В Европе, кстати, меньше заблуждаются в этих оценках. Может быть, потому что там авангардный театр никто не преследовал, как у нас в советское время, и «авангардным» театром там наелись значительно раньше и гораздо раньше нас затосковали, скажем так, по осмысленному театру.
Тот же Люк Персеваль сегодня ставит «Каждый умирает в одиночку» Ганса Фаллады практически в исторических костюмах, вроде бы не осовременивая текст. Он не отказывается от себя, а развивается и в этом развитии приходит к новой осмысленности, к новому уровню профессионализма и художественной культуры.
Вопрос в том, развиваемся мы, или стоим на месте, или повторяем зады того, что уже прошли. Это свойство нашей страны: мы гордимся тем, чего нужно стесняться, и зачастую топчем то, что нужно ценить. И всё время пытаемся догнать то, от чего другие уже убегают.
Скажем, когда я посетил нынешнее Московское биеннале современного искусства, то был до серьезного скачка давления потрясен его глубокой третичностью. В Америке в 1987 году я всё это видел, только в гораздо больших масштабах, с гораздо большей смелостью и, в общем-то, с действительным смыслом, которого сегодня катастрофически не хватает или он плоский, как фанера из пластика.

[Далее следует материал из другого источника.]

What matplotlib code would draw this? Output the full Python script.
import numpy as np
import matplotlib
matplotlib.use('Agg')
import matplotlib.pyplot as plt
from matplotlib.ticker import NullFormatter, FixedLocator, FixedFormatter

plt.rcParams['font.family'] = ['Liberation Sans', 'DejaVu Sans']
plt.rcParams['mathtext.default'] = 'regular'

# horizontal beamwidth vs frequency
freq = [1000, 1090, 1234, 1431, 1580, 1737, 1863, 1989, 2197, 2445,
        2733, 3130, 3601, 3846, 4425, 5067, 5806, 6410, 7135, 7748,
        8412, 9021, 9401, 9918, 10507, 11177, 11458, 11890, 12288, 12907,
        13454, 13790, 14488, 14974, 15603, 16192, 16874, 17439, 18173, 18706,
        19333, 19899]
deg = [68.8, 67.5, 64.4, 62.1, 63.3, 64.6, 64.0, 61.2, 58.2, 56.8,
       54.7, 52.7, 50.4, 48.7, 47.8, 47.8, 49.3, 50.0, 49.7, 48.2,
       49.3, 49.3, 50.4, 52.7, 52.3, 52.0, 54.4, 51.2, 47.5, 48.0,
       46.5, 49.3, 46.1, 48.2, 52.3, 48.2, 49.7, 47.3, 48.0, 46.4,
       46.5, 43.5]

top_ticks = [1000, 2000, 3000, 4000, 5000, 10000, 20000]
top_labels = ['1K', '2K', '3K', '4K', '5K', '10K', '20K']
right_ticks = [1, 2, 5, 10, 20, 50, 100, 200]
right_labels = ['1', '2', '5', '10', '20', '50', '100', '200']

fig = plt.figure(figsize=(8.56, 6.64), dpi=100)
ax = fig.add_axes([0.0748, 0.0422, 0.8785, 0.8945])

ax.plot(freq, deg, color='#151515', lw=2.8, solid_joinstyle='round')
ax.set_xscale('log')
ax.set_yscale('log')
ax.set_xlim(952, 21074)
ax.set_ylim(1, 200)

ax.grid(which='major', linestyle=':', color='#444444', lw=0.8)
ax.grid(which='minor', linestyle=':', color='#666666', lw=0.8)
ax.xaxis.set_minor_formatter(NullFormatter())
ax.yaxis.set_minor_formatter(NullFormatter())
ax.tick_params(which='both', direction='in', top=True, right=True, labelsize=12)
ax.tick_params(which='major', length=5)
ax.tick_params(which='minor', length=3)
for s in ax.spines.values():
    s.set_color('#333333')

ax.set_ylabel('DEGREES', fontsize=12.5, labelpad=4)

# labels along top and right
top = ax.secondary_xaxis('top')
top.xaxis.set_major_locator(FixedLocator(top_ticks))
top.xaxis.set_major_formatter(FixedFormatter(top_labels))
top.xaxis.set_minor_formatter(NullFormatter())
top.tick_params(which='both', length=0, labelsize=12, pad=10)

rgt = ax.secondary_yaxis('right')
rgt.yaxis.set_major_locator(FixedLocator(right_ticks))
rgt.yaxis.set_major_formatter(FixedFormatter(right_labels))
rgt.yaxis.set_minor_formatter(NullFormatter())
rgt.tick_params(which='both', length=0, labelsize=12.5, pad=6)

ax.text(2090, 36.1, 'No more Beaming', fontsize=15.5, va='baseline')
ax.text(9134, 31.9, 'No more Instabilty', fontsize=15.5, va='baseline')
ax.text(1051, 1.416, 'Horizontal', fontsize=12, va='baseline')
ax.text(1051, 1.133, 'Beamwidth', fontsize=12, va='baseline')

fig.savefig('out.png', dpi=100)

Что касается репертуарного театра — это гениальное изобретение Станиславского и Немировича. Именно изобретение, или даже открытие, как в физике. Подчеркну, художественный репертуарный театр — это театр развития, художественного формирования, когда мы отвечаем и за прошлое, и за будущее. Артист, который репетирует короля Лира, по-другому играет спектакли, которые играл до этого, растет в целом как артист.
Сегодня в России многие легкомысленно глумятся над репертуарным театром и немногие понимают его истинную цену, в основном, может быть, люди старшего поколения, но я вижу, как они стесняются этого своего понимания, потому что опасно оказаться в архаистах, опасно оказаться врагом народа и нового искусства.

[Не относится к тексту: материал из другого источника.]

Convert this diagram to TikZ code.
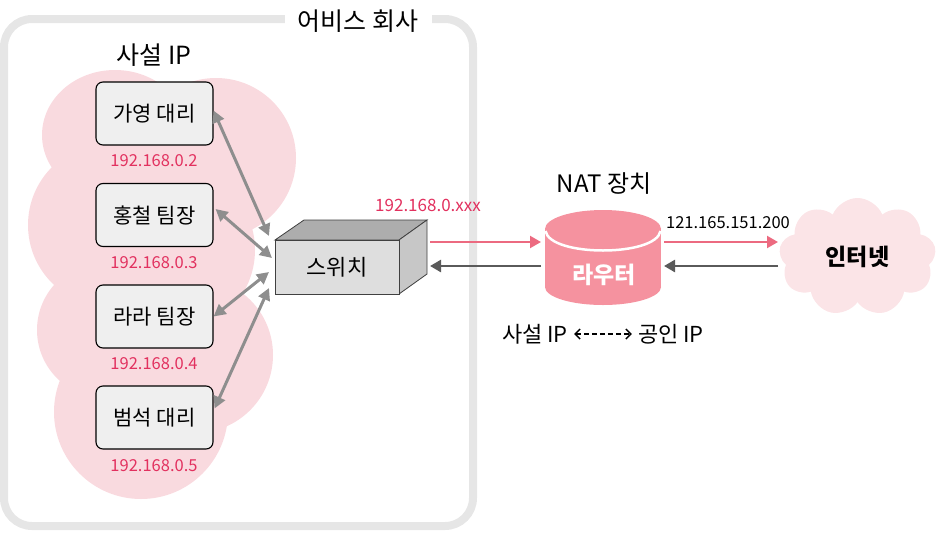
\documentclass[tikz,border=0pt]{standalone}
\usepackage{fontspec}
\setmainfont{Noto Sans CJK KR}
\usetikzlibrary{arrows.meta,positioning,shapes.geometric,shapes.symbols}
\definecolor{framecol}{HTML}{E6E6E6}
\definecolor{blobcol}{HTML}{F9DADF}
\definecolor{boxcol}{HTML}{EFEFEF}
\definecolor{ipcol}{HTML}{E2315F}
\definecolor{linkcol}{HTML}{8E8E8E}
\definecolor{flowpk}{HTML}{EC6A80}
\definecolor{flowgr}{HTML}{5A5A5A}
\definecolor{routercol}{HTML}{F5929F}
\definecolor{cloudcol}{HTML}{FBE4E7}
\tikzset{
  blob/.style    ={fill=blobcol, draw=none},
  userbox/.style ={rectangle, rounded corners=7pt, draw=black, line width=1.1pt, fill=boxcol,
                   minimum width=117pt, minimum height=63pt, inner sep=0pt, font=\fontsize{21}{24}\selectfont},
  iplbl/.style   ={font=\fontsize{16.5}{18}\selectfont, text=ipcol, inner sep=1pt},
  titlelbl/.style={font=\fontsize{25}{28}\selectfont, inner sep=1pt},
  natlbl/.style  ={font=\fontsize{22}{26}\selectfont, inner sep=1pt},
  link/.style    ={{Triangle[length=12pt,width=12pt]}-{Triangle[length=12pt,width=12pt]}, line width=3pt, draw=linkcol},
  flowp/.style   ={-{Triangle[length=11pt,width=12pt]}, line width=2.2pt, draw=flowpk},
  flowg/.style   ={-{Triangle[length=11pt,width=12pt]}, line width=2.6pt, draw=flowgr},
}
\begin{document}
\begin{tikzpicture}[x=1pt,y=-1pt]
    \useasboundingbox (0,0) rectangle (942,533);

    % company frame
    \draw[framecol, line width=8pt, rounded corners=28pt] (4,19) rectangle (473,526);
    \node[titlelbl, fill=white, minimum width=147pt, minimum height=30pt] (company) at (358,21) {어비스 회사};

    % pink blobs
    \fill[blob] (115,135) ellipse [x radius=73, y radius=65];
    \fill[blob] (216,158) circle (80);
    \fill[blob] (110,225) circle (82);
    \fill[blob] (172,250) circle (83);
    \fill[blob] (105,330) circle (68);
    \fill[blob] (195,355) circle (78);
    \fill[blob] (141,412) circle (87);

    \node[titlelbl] (private) at (154,55) {사설 IP};

    % users
    \node[userbox] (gayeong) at (154.5,113.5) {가영 대리};
    \node[userbox] (hongcheol) at (154.5,215) {홍철 팀장};
    \node[userbox] (lara) at (154.5,316.5) {라라 팀장};
    \node[userbox] (beomseok) at (154.5,417.5) {범석 대리};
    \node[iplbl] (ipa) at (154,161) {192.168.0.2};
    \node[iplbl] (ipb) at (154,263) {192.168.0.3};
    \node[iplbl] (ipc) at (154,364) {192.168.0.4};
    \node[iplbl] (ipd) at (154,466) {192.168.0.5};

    % switch box
    \filldraw[draw=black!75, line width=.8pt, fill=black!32] (275,240) -- (304,220) -- (427,220) -- (399,240) -- cycle;
    \filldraw[draw=black!75, line width=.8pt, fill=black!22] (399,240) -- (427,220) -- (427,274) -- (399,294) -- cycle;
    \node[rectangle, draw=black!75, line width=.8pt, fill=black!13, minimum width=124pt, minimum height=54pt,
          inner sep=0pt, font=\fontsize{22}{24}\selectfont] (switch) at (337,267) {스위치};

    % router
    \fill[routercol] (603,229) ellipse [x radius=58, y radius=19];
    \fill[routercol] (603,287) ellipse [x radius=58, y radius=18];
    \node[rectangle, fill=routercol, minimum width=116pt, minimum height=58pt, inner sep=0pt,
          text=white, font=\bfseries\fontsize{23}{26}\selectfont] (router) at (603,258) {};
    \draw[white, line width=2.5pt] (545.5,231) .. controls (550,257) and (656,257) .. (660.5,231);
    \node[text=white, font=\bfseries\fontsize{23}{26}\selectfont, inner sep=0pt] (routerlbl) at (604,275) {라우터};
    \node[natlbl, font=\fontsize{24}{26}\selectfont] (nat) at (604,184) {NAT 장치};

    % internet
    \node[cloud, cloud puffs=9, cloud puff arc=135, fill=cloudcol, minimum width=157pt, minimum height=118pt,
          inner sep=0pt, font=\bfseries\fontsize{23}{26}\selectfont] (internet) at (857.5,257) {인터넷};

    % address labels
    \node[iplbl, font=\fontsize{17}{18}\selectfont] (ipsw) at (428,205) {192.168.0.xxx};
    \node[iplbl, text=black] (ippub) at (728,223) {121.165.151.200};
    \node[natlbl] (privb) at (535,334) {사설 IP};
    \node[natlbl] (pubb) at (671,334) {공인 IP};

    % ports
    \coordinate (swa) at (269,236);
    \coordinate (swb) at (272,258);
    \coordinate (swc) at (269,272);
    \coordinate (swd) at (269,288);
    \coordinate (swp) at (430,242);
    \coordinate (swg) at (430,266);
    \coordinate (rtlp) at (541,242);
    \coordinate (rtlg) at (541,266);
    \coordinate (rtrp) at (664,242);
    \coordinate (rtrg) at (664,266);
    \coordinate (inp) at (778,242);
    \coordinate (ing) at (778,266);

    % links
    \draw[link] ([yshift=3pt]gayeong.east) -- (swa);
    \draw[link] ([xshift=2pt,yshift=6pt]hongcheol.east) -- (swb);
    \draw[link] (lara.east) -- (swc);
    \draw[link] ([xshift=1pt,yshift=9pt]beomseok.east) -- (swd);

    % flows
    \draw[flowp] (swp) -- (rtlp);
    \draw[flowg] (rtlg) -- (swg);
    \draw[flowp] (rtrp) -- (inp);
    \draw[flowg] (ing) -- (rtrg);
    \draw[{Straight Barb[length=5pt,width=10pt]}-{Straight Barb[length=5pt,width=10pt]}, line width=1.4pt, dash pattern=on 5pt off 3pt]
        ([xshift=5pt]privb.east) -- ([xshift=-5pt]pubb.west);
\end{tikzpicture}
\end{document}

Увы, опять же в Европе нарождается тоска и потребность в художественном театре с постоянной труппой и постоянным репертуаром. Все устали от проектного театра, об антрепризе я уже не говорю. Это изобретенный на нашей почве ширпотреб, не имеющий даже отдаленного отношения к самому плохому бульвару.
Кстати, когда мы собирали программу нашего международного фестиваля, ориентируясь прежде всего на имена крупнейших режиссеров и на названия спектаклей, то вдруг поняли, что отобрались спектакли оставшихся крупнейших репертуарных театров Европы.
Большие режиссеры стремятся в серьезные театры. Театры обновляются, режиссеры становятся мастерами. Остермайер в полувековом «Шаубюне», Персиваль в 200-летнем театре «Талия», Бонди в Бургтеатре, Тони Сервильо в прелестном «Пикколо» создали пока свои лучшие работы.
Между прочим, наши талантливые новаторы, такие как Серебренников или Богомолов, росли и развивались в МХТ им. А.П. Чехова, Могучий превратился в действительно могучую фигуру в Александринке, а теперь, убежден, будет расти, развиваться и развивать БДТ. А Валерий Фокин доказал, что казавшийся трупом Ленинградский театр им. А.С. Пушкина может оказаться современнейшей Александринкой.
Бациллу искусства можно заморозить, но трудно умертвить, и очень нелегко эту бациллу создать из ничего на пустом месте, да еще в заранее отведенные сроки, на заранее заданный отрезок жизни. Как опыт на мышах, это может быть полезно, но людям нужны лекарства, прошедшие испытания на других людях.